Spotlight on Finance

Joel Bisaillon Jr. is vice president and district sales manager, KeyBank Mortgage, for Key’s Capital Region. He may be reached at either 518-257-8601 or joel_bisaillon@keybank.com.

What to expect from the mortgage process

When it comes to getting a loan, doing your homework pays off. You will want to make sure you know what to expect from the process, particularly if you are a first-time homebuyer. The following list will help prepare you.

Preapproval. A preapproval is an application for credit and a lender's written commitment (subject to verification) of how much they'll let you borrow. Getting pre-approved will show home sellers you are a serious buyer.

Loan application. This is how the bank determines if it will make a loan to you. You will need to provide pay stubs for the past 30 days, W-2 forms and tax returns from the past two years, as well as statements from bank and investment accounts. The lender will also examine your credit history while reviewing your loan application.

Lock in rate. To ensure you receive the rate you were quoted, you may elect to lock in your rate by paying an up-front authorization fee.

Points. You can pay points, a dollar amount based on a percentage of the loan amount, to the lender to reduce the interest rate on the loan. It adds costs up front but can help save you money over time.

Appraisal.

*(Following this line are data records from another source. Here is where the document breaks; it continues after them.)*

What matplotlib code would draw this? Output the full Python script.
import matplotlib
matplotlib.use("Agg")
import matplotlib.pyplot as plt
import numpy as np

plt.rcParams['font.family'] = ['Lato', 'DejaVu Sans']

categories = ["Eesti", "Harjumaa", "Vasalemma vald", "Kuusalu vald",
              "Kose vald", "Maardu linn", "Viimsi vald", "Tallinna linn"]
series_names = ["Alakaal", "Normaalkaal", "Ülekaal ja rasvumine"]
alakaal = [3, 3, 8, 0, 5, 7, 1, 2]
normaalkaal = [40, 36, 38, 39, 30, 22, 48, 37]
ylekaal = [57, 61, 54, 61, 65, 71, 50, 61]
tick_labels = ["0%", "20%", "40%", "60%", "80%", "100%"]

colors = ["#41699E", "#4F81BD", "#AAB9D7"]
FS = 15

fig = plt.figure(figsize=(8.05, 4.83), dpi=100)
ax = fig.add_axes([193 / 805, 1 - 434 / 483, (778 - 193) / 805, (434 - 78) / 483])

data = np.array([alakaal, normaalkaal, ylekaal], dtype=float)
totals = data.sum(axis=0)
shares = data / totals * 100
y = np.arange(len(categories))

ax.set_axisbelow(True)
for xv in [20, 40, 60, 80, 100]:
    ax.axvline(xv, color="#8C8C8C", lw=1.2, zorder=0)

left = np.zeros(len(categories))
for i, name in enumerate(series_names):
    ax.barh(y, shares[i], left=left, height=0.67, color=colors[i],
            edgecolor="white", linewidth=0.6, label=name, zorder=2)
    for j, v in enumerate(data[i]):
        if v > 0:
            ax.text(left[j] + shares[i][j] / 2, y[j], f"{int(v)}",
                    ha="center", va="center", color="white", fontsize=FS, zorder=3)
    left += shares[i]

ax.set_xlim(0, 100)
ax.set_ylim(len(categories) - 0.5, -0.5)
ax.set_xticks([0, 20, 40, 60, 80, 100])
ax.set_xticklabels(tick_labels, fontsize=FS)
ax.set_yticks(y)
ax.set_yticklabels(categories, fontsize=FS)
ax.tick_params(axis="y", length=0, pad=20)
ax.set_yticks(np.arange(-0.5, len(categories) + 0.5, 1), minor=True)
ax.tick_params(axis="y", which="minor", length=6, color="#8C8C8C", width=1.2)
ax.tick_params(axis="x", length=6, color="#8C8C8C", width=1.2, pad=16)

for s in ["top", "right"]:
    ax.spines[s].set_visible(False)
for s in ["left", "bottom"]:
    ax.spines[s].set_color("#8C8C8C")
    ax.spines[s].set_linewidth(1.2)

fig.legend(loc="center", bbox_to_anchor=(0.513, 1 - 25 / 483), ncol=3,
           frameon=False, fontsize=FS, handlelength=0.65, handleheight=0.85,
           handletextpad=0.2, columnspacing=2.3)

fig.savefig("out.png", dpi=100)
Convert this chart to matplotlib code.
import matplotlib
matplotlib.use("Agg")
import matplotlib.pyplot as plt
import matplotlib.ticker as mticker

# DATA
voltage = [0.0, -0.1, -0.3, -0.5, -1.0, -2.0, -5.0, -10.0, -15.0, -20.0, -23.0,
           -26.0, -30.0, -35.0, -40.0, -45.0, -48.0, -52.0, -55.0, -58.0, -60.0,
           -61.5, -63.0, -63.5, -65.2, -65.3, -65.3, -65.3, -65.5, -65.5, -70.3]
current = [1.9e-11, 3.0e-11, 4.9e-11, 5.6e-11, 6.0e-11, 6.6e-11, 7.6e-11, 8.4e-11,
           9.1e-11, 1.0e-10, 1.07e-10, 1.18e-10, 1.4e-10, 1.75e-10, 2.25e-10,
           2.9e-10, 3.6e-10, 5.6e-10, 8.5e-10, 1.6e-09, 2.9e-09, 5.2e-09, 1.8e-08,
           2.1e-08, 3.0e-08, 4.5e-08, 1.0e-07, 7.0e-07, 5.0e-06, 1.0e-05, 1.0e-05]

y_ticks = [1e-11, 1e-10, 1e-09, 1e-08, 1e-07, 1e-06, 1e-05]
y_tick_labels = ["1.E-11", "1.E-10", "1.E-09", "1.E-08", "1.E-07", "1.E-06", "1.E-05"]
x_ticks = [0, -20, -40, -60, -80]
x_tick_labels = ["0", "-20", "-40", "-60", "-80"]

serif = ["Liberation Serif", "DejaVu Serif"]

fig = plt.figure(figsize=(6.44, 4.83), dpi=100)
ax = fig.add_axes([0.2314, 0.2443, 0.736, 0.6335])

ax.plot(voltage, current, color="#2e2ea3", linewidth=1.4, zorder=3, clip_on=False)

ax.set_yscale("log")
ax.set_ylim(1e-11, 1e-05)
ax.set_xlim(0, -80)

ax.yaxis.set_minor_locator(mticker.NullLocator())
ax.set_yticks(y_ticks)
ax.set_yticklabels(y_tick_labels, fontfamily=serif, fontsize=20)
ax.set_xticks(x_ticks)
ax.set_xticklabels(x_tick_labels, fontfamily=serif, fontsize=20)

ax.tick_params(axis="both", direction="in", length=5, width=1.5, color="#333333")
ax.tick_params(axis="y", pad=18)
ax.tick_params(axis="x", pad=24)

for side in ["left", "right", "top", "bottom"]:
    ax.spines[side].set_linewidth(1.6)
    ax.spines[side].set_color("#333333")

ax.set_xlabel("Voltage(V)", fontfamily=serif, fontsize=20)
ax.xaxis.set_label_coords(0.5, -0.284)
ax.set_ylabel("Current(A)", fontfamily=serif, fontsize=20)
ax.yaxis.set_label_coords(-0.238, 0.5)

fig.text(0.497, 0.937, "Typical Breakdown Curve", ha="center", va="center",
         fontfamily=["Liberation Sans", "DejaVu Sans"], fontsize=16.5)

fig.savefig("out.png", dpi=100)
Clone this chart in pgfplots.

The appraisal is conducted by an independent professional and determines the value of the home.

Down payment. Lenders prefer that a borrower have 20 percent of the purchase price for the down payment. If you make a down payment of less than 20 percent you may be required to purchase private mortgage insurance (PMI). PMI protects the lender if you default on the loan and is part of your monthly mortgage loan payment.

Loan review process. After the appraisal, the loan file is submitted to the lender for your loan to be reviewed.

Escrow and title preparation. A title company will hold the money and documents until all conditions of the mortgage approval are met. Title work will be prepared, including a title exam to ensure the title to the property is clear. Other documents such as the mortgage note and deed will be prepared.

Closing costs. The costs associated with processing and closing a loan, such as application fees, points, title, insurance and credit processing.

Signing. The documents will be sent to a title company for you and the seller to sign. Any remaining down payment and closing costs will be due at this time.

Title transfer. When all funds are collected and disbursed and the contract has been verified, the title is transferred—and you’re a new homeowner.